Directions for this task:
Only the lines from the one with "Clone this diagram in TikZ." to the one with "(outertitle) at (782,552)", both included, should be output, without any images.

-------- Task material --------

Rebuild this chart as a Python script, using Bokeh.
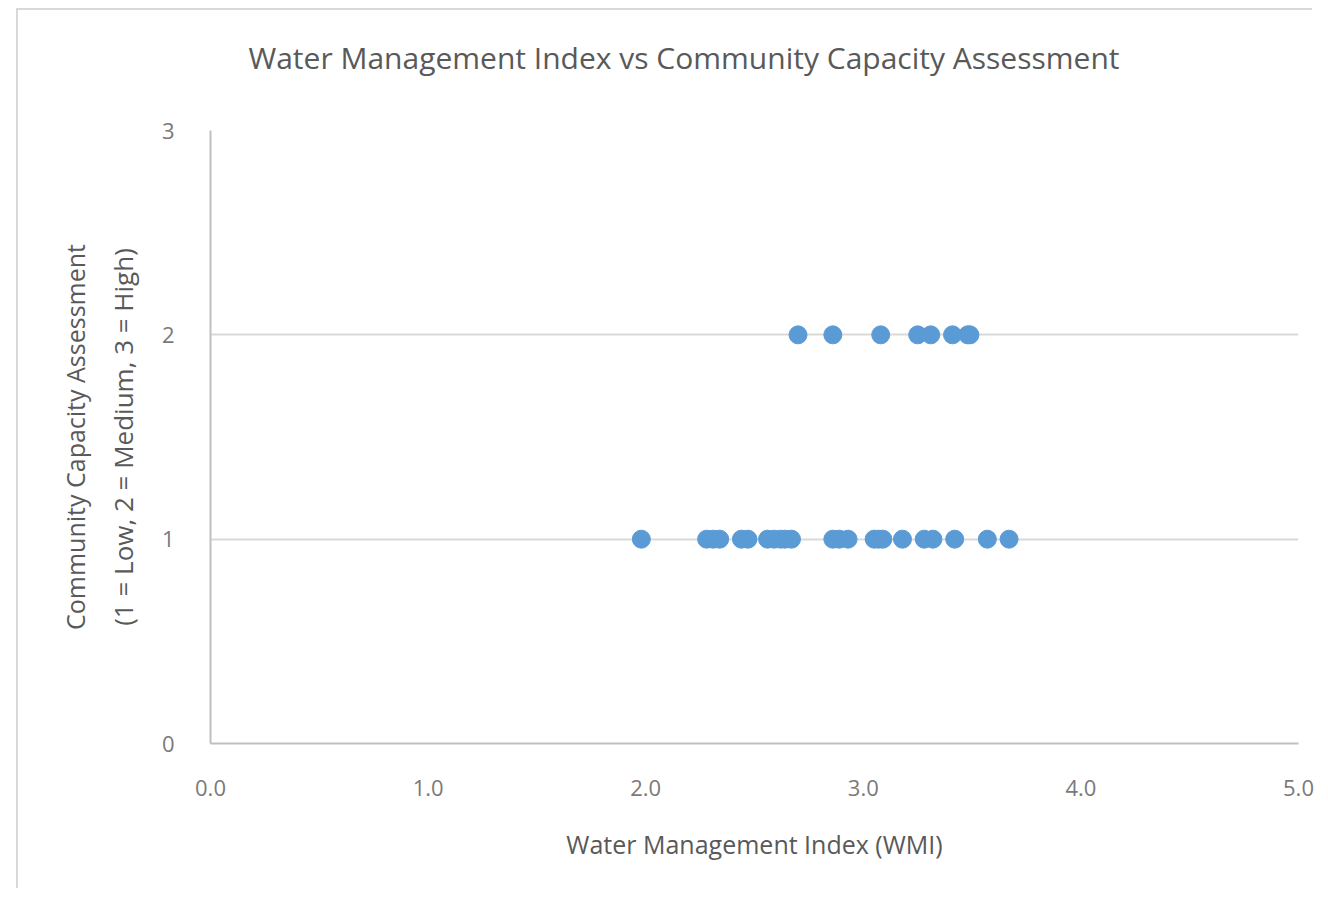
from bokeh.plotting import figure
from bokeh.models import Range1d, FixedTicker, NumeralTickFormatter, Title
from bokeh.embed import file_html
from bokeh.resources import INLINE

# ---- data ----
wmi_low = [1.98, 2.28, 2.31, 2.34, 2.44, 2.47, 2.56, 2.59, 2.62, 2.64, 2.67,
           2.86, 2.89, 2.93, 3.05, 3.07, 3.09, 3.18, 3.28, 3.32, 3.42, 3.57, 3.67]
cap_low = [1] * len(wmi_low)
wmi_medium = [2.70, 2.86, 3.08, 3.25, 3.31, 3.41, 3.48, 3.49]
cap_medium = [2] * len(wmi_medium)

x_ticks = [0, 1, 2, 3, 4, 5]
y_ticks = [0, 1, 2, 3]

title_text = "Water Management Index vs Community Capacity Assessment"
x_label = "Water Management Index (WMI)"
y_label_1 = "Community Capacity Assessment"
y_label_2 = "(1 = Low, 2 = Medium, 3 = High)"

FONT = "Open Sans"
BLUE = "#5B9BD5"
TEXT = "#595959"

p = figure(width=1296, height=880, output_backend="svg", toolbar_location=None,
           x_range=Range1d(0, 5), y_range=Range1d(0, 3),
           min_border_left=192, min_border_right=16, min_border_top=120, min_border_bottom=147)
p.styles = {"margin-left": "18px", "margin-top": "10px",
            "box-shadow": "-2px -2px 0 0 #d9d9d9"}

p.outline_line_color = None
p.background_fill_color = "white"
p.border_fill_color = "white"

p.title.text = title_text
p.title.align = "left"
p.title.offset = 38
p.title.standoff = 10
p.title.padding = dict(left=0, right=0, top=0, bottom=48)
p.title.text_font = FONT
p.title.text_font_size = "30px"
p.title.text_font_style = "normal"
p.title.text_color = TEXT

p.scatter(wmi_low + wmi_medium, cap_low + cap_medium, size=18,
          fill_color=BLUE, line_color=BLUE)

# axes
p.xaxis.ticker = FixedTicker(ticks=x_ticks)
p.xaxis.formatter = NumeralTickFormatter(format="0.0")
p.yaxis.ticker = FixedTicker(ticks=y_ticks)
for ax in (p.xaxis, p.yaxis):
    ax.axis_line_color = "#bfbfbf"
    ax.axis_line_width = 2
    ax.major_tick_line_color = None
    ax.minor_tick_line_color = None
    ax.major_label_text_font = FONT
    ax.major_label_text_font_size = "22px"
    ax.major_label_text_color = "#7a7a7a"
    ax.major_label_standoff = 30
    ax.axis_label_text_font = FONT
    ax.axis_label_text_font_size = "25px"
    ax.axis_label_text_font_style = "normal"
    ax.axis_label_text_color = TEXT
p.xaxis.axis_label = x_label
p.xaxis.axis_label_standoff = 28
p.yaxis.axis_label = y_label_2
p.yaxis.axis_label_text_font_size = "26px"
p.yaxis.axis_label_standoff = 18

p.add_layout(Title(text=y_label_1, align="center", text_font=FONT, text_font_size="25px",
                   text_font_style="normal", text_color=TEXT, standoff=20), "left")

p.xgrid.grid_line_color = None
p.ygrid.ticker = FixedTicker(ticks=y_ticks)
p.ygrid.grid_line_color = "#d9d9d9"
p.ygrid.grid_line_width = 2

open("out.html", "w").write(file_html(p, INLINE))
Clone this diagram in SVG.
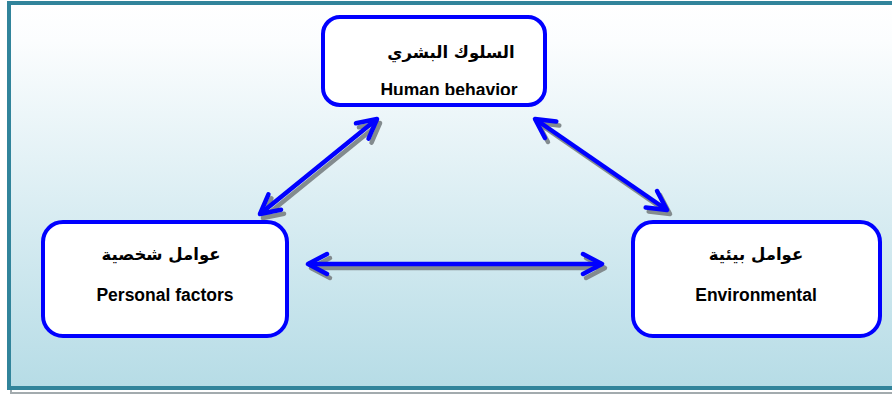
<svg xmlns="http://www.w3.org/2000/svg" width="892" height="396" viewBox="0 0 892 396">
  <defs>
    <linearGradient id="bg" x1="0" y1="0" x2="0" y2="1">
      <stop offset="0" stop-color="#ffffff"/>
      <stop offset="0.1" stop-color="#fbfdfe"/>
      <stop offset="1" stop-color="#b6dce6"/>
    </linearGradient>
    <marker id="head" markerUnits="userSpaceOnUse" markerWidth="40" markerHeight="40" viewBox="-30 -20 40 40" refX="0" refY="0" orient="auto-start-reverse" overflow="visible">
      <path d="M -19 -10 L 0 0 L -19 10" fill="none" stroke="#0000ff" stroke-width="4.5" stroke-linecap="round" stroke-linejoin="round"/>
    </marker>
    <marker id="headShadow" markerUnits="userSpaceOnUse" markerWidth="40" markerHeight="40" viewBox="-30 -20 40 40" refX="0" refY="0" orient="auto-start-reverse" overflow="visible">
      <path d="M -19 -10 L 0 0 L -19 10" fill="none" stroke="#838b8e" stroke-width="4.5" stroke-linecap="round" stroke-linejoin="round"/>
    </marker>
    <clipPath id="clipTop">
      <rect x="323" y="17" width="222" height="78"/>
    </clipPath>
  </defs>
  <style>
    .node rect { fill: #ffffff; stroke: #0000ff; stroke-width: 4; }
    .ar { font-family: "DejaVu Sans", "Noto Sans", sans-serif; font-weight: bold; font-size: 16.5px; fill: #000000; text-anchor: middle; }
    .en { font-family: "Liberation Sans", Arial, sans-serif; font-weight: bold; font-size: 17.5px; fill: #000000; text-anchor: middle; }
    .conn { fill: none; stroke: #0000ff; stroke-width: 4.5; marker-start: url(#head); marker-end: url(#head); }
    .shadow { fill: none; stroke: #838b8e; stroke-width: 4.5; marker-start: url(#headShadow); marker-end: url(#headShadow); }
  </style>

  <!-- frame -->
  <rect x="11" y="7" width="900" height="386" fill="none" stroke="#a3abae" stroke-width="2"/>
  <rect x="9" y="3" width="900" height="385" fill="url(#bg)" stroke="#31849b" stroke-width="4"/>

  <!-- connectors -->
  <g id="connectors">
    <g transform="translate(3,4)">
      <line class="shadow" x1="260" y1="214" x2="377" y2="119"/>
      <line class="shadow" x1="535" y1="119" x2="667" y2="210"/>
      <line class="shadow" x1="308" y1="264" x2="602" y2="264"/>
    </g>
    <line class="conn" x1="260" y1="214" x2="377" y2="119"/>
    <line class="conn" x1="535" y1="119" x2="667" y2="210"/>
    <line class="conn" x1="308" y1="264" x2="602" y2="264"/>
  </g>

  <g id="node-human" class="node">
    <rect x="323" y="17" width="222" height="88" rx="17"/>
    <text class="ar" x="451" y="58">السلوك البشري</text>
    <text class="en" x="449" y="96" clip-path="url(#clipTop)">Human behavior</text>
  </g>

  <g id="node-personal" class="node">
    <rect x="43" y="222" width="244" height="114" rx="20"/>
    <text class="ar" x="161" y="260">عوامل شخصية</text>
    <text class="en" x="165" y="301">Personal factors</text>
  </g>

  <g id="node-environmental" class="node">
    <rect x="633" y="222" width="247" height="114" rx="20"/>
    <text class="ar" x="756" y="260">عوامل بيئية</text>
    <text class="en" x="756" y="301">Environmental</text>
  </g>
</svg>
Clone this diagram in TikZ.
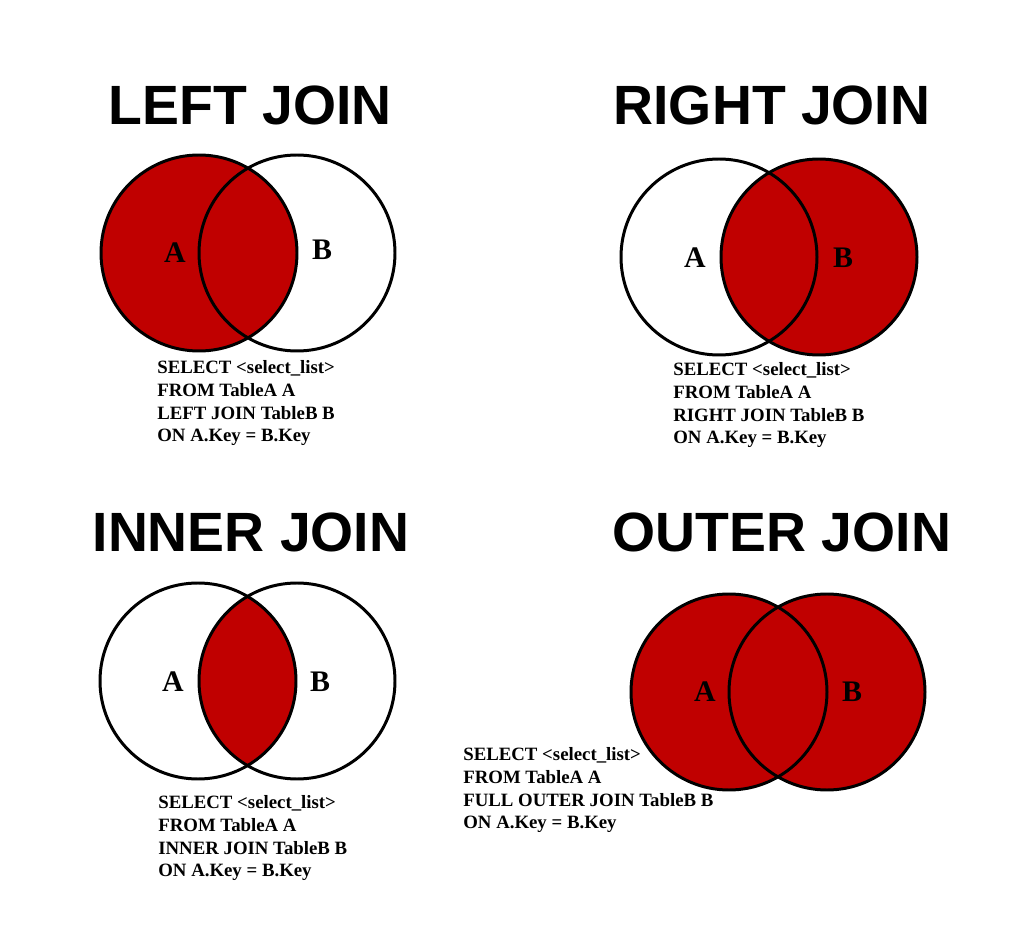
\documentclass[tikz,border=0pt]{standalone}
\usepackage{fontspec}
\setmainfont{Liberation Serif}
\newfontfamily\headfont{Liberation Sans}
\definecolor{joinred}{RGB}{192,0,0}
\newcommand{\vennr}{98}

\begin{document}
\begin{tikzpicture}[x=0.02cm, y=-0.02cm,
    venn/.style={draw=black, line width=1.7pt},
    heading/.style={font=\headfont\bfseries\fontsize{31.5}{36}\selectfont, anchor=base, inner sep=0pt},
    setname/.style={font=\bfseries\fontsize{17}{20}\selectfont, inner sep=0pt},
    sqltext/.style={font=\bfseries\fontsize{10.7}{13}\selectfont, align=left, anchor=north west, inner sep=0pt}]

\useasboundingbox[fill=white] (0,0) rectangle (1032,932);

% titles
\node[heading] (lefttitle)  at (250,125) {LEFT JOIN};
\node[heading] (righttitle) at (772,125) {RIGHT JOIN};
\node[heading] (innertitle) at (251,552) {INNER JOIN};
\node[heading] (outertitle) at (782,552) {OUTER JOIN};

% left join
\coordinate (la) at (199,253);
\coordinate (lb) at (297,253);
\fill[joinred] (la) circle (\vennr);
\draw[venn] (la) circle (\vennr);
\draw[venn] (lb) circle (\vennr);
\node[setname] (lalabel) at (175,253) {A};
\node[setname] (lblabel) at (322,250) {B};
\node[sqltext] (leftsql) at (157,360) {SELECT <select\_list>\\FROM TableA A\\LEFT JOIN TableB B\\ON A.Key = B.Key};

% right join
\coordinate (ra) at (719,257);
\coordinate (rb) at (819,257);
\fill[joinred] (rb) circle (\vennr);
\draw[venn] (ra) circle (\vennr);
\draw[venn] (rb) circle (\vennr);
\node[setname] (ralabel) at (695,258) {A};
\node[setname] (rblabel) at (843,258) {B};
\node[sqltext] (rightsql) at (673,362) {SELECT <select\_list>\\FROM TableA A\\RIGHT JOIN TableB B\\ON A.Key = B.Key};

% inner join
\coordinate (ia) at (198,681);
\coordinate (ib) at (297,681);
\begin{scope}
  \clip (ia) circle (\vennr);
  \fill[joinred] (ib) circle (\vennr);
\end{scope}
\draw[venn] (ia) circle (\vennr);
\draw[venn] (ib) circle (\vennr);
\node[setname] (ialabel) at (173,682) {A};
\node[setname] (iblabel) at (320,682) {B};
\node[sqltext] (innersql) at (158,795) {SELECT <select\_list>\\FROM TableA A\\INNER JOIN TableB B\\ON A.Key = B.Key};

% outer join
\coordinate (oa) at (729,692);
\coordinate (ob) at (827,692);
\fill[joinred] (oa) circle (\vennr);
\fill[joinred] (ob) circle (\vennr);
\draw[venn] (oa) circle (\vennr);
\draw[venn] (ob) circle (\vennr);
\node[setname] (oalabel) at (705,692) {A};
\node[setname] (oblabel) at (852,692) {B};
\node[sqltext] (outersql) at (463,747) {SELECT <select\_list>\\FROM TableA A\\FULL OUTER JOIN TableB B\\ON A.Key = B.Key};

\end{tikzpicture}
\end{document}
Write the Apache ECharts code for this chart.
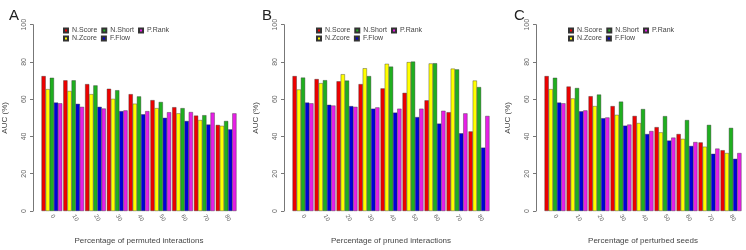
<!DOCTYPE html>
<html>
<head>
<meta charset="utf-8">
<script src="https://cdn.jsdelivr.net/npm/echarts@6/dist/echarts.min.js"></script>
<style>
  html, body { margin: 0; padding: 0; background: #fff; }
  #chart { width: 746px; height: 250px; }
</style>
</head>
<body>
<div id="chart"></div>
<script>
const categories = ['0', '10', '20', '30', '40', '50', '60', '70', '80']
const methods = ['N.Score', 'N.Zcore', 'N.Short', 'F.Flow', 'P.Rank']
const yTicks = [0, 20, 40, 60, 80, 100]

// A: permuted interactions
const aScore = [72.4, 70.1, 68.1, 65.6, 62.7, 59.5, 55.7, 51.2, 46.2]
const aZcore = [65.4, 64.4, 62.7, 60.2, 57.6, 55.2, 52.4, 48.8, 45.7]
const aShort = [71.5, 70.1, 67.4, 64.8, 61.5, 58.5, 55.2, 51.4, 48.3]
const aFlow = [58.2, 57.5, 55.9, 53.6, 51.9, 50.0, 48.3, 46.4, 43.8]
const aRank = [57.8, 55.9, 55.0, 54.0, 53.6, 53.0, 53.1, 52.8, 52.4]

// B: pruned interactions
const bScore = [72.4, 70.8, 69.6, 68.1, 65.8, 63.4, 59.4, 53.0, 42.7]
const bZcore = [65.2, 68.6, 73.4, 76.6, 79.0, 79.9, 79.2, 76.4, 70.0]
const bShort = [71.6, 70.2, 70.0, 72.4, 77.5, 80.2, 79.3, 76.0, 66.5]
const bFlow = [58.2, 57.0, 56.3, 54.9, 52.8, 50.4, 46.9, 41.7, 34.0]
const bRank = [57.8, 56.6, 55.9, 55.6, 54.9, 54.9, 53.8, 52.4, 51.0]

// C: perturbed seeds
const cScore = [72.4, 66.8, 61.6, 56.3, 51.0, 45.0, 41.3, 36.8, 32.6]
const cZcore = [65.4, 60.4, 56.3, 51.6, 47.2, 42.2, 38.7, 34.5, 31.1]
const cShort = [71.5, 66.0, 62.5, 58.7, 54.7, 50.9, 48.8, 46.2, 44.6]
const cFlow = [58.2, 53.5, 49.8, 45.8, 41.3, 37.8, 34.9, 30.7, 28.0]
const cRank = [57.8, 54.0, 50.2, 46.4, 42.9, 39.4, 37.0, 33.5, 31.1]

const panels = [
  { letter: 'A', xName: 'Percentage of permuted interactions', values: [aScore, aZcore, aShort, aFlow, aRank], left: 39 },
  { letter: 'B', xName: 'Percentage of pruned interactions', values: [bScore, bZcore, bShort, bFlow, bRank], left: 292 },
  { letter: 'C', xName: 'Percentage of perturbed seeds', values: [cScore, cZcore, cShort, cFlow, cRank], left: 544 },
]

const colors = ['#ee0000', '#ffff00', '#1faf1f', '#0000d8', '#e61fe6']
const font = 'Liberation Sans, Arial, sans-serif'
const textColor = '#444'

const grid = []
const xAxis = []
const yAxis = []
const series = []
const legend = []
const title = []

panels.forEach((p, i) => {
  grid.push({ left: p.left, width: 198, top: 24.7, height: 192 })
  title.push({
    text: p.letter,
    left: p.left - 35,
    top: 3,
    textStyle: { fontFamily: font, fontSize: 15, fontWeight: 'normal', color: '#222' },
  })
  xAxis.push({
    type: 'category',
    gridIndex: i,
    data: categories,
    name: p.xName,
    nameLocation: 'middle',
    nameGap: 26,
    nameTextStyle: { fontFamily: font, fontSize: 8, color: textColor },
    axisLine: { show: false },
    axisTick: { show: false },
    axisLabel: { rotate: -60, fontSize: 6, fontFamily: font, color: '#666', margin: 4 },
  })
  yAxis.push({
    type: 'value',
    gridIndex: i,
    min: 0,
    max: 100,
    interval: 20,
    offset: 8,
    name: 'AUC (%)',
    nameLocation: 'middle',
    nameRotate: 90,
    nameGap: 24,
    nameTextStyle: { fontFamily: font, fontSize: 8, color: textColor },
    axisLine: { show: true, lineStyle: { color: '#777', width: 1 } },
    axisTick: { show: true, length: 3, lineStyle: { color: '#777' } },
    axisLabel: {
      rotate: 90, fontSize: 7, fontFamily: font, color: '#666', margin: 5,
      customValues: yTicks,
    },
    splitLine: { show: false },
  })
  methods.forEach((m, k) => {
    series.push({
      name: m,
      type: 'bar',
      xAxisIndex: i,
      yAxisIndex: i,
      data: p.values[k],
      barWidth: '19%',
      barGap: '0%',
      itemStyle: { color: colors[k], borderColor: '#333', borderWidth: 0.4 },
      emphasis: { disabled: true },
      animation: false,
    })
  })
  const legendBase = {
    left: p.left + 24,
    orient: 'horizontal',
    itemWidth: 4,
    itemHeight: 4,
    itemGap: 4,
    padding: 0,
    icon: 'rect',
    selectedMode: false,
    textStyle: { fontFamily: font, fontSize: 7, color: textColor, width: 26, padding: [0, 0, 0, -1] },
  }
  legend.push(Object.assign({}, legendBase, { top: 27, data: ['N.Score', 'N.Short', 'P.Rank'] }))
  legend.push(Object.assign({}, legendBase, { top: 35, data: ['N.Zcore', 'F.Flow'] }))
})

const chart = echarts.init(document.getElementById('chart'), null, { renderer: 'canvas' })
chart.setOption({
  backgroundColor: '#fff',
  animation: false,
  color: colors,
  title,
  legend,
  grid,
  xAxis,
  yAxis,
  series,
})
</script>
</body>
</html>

--------

Exercise output:
Clone this diagram in TikZ.
\documentclass[tikz,border=0pt]{standalone}
\usepackage{fontspec}
\setmainfont{Liberation Serif}
\newfontfamily\headfont{Liberation Sans}
\definecolor{joinred}{RGB}{192,0,0}
\newcommand{\vennr}{98}

\begin{document}
\begin{tikzpicture}[x=0.02cm, y=-0.02cm,
    venn/.style={draw=black, line width=1.7pt},
    heading/.style={font=\headfont\bfseries\fontsize{31.5}{36}\selectfont, anchor=base, inner sep=0pt},
    setname/.style={font=\bfseries\fontsize{17}{20}\selectfont, inner sep=0pt},
    sqltext/.style={font=\bfseries\fontsize{10.7}{13}\selectfont, align=left, anchor=north west, inner sep=0pt}]

\useasboundingbox[fill=white] (0,0) rectangle (1032,932);

% titles
\node[heading] (lefttitle)  at (250,125) {LEFT JOIN};
\node[heading] (righttitle) at (772,125) {RIGHT JOIN};
\node[heading] (innertitle) at (251,552) {INNER JOIN};
\node[heading] (outertitle) at (782,552) {OUTER JOIN};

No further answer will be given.